When I first took on this project and knew what the delivery method would be, I envisioned my wife and I taking a two-to-three-week trek from our home in Memphis, TN out to San Francisco. Along the way, I figured we’d stop to see Carlsbad Caverns, the Grand Canyon, and Meteor Crater and drive on parts of the historic Route 66 highway. But dreams and reality are not often the same and so the trip a year later was planned quite differently to accommodate all parties involved.
But rather than a multiple week’s long leisurely trip, it turned out to be a nine-day race—a miniature version of the original concept to deliver a miniature doll house.
My wife and I pulled the doll house out of its hiding place and carefully loaded it into her car the afternoon before we left. Then on Wednesday morning, we headed off on the first leg of our 2,100-mile trip.
When I realized that we would be taking a much faster trip, I tried to figure out how we could drive that distance over three days. I typically do all the driving (I love to drive) and traveling by car, I try to limit daily drives to about 500 to 550 miles but have done as much as 650 miles in a day before so I knew extending it about 50 miles would be reasonable. If my wife helped out with the driving, I thought it would not be too onerous if we could clock about 700 miles each day.
This trip being almost exclusively on Interstate 40, turns out it is not possible. First, 700 miles from Memphis is out in the middle of nowhere. To be able to get a bed that wasn’t outdoors sleeping in the desert with coyotes, we would have to drive a bit further all the way to Amarillo, TX—735 miles away. Our second day would be a more reasonable 610 miles further to Flag Staff, AZ. But then our third day would be the longest with 755 miles to their home, part of which covers desolate stretches filled with billboards that say, “last gas stop for 75 miles.”
So rather than seeing the sights I would love for us to see, we saw straight highways stretching all the way to the horizon…
…huge, long trains pulled by as many as eight engines stretching miles and miles long and disappearing into the horizon…
…and even the unneeded airplane storage facility in the middle of the Mojave Desert, at first sight giving the impression of a tremendously busy airport based on the number of airplane vertical fins off in the distance (zoom in and you will recognize the tails of hundreds of airplanes).
One advantage of traveling East to West is the mile markers all end on the western border so when you cross into a state, you can tell how many miles it will take to traverse the entire state (284 in Arkansas, 331 in Oklahoma, 374 in New Mexico, and 359 in Arizona). Unlike historic Route 66 which goes all the way to the Pacific Ocean, I-40 dead ends into I-15 which heads south to Los Angeles, so I didn’t have that usual marker once we hit California.
Our only site-seeing stop was in Needles, CA when we hopped off the highway to see one of the historical Harvey Houses, the restaurant/hotel chain that sprung up as the railroads crossed our nation. To get there, I got to drive on the famous Route 66.
Only it had been turned into an Amtrak waiting room which was closed. We did at least get to see the classic fountain next to the railroad tracks.

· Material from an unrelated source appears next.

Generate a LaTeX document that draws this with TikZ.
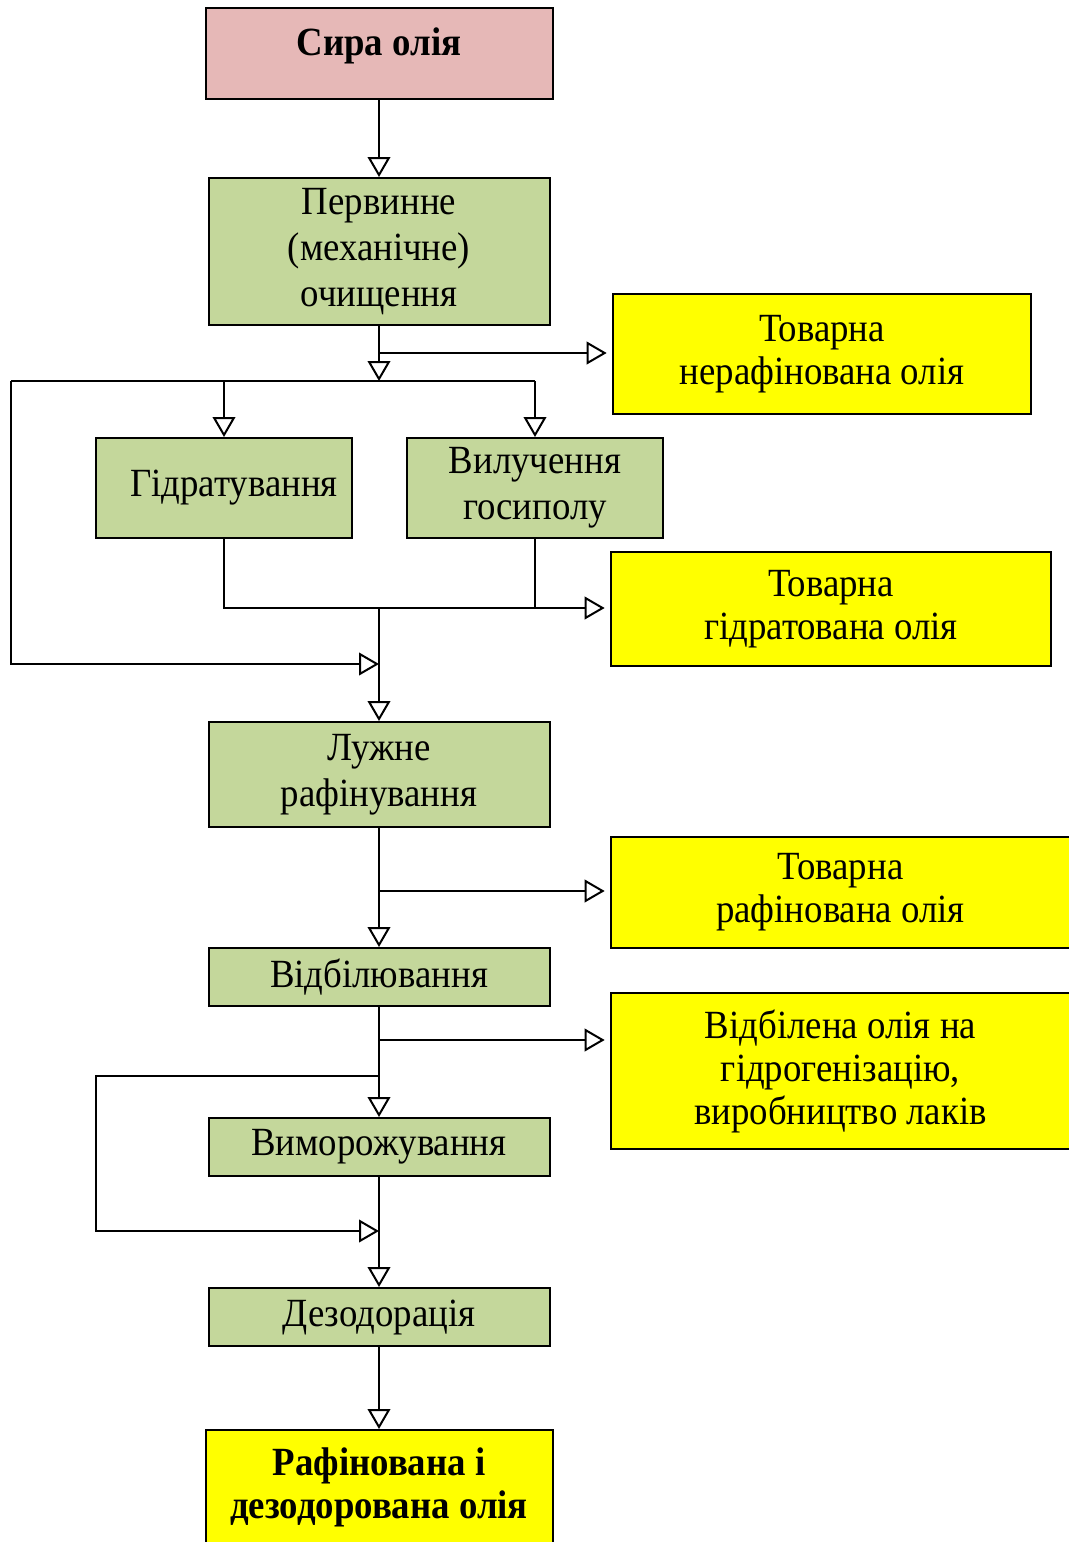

We made it to our final destination at about 8:15 PM on Friday night, too tired and hungry to go see our grandkids.
On Saturday, we went to our son’s house and while my wife and daughter-in-law took the kids off to soccer practice, my son and I carefully extracted the doll house out of the car and set it up on its table in its new home.
Thankfully it had made the cross-country trip without any damage.
When my granddaughter came in later, she was most surprised and delighted to find the new addition to their home. We also gave her some starter furniture to open, and she immediately sat down and began to play with it. In fact, for the rest of Saturday and much of the day on Sunday, she practically played with it non-stop. It brought tremendous joy and satisfaction to me making me feel that all the months of building it and the drive out to deliver it were well worth the effort.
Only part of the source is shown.